Exsolution is a powerful tool that allows the improvement of the materials’ catalytic performance through the formation of highly catalytically active metallic nanoparticles of easily reducible 3d metals on the material’s surface. Exsolved nanoparticles are well anchored to the matrix, show superior coking and agglomeration resistance and outstanding catalytic activity. To fully utilize the benefits of exsolution, the meticulous control of both the reduction process parameters (temperature, time and oxygen partial pressure) and material’s composition (A-site deficiency, oxygen non-stoichiometry and the content of dopants) is necessary. In the context of exsolution, double perovskites are an especially promising group of materials because of their structure tuneability and doping flexibility. A prominent example of such a structure is the Sr₂Fe_1.5Mo_0.5O₆ system, which is already widely considered for application as an electrode material in solid oxide cells (SOC) technology and in the field of catalysis.

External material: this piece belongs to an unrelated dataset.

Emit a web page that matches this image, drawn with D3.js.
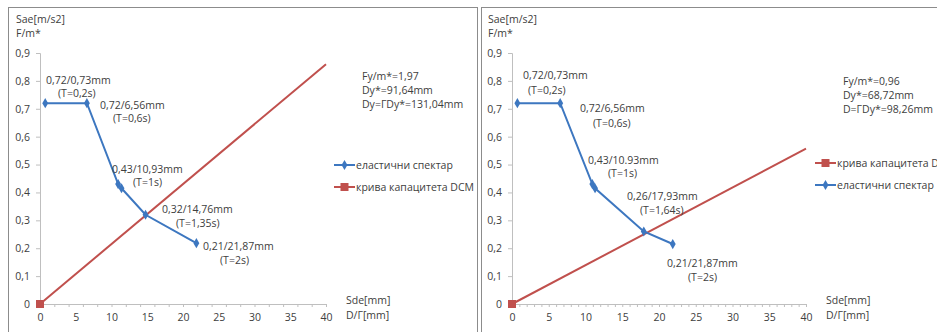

Therefore, in this study, we propose Cu and multicomponent (Cu, Co, Fe, Ni) doping of the conventional Sr₂Fe_1.5Mo_0.5O₆ double perovskite structure. The careful optimization of the synthesis and calcination process allows obtaining single-phase compositions of typical Fm-3m double perovskite symmetry. Special attention is paid to the optimization of the conditions of the exsolution process (temperature and time) and their influence on the stability of the double perovskite structure, the chemical composition of exsolved metallic nanoparticles and/or alloys, the population, size, and distribution of nanoparticles per unit area. It should allow for the assessment of the role of each individual dopant in the modification of the materials properties using X-ray diffraction (XRD), scanning electron microscopy (SEM) and X-ray photoelectron spectroscopy (XPS) techniques. The reducibility of each composition is assessed both theoretically and experimentally, using temperature-programmed reduction (TPR). Additionally, a very detailed structural analysis allowing estimating the oxygen content and oxidation state of each element using iodometric titration, thermogravimetry and X-ray absorption spectroscopy (XAS) is conducted for both oxidized and reduced materials. Electrical data shows the presence of metallic-like type of conductivity at higher temperatures in air for all materials, while after reduction they behave like typical semiconductors. The presence of a chemical expansion mechanism responsible for elevated TEC values at higher temperatures is confirmed by dilatometric measurements. Meticulous analysis of various properties under oxidizing and reducing conditions together with careful optimization of the exsolution process provides a very solid foundation and gives hope for successful utilization of the presented materials in solid oxide cell- and catalysis-related applications.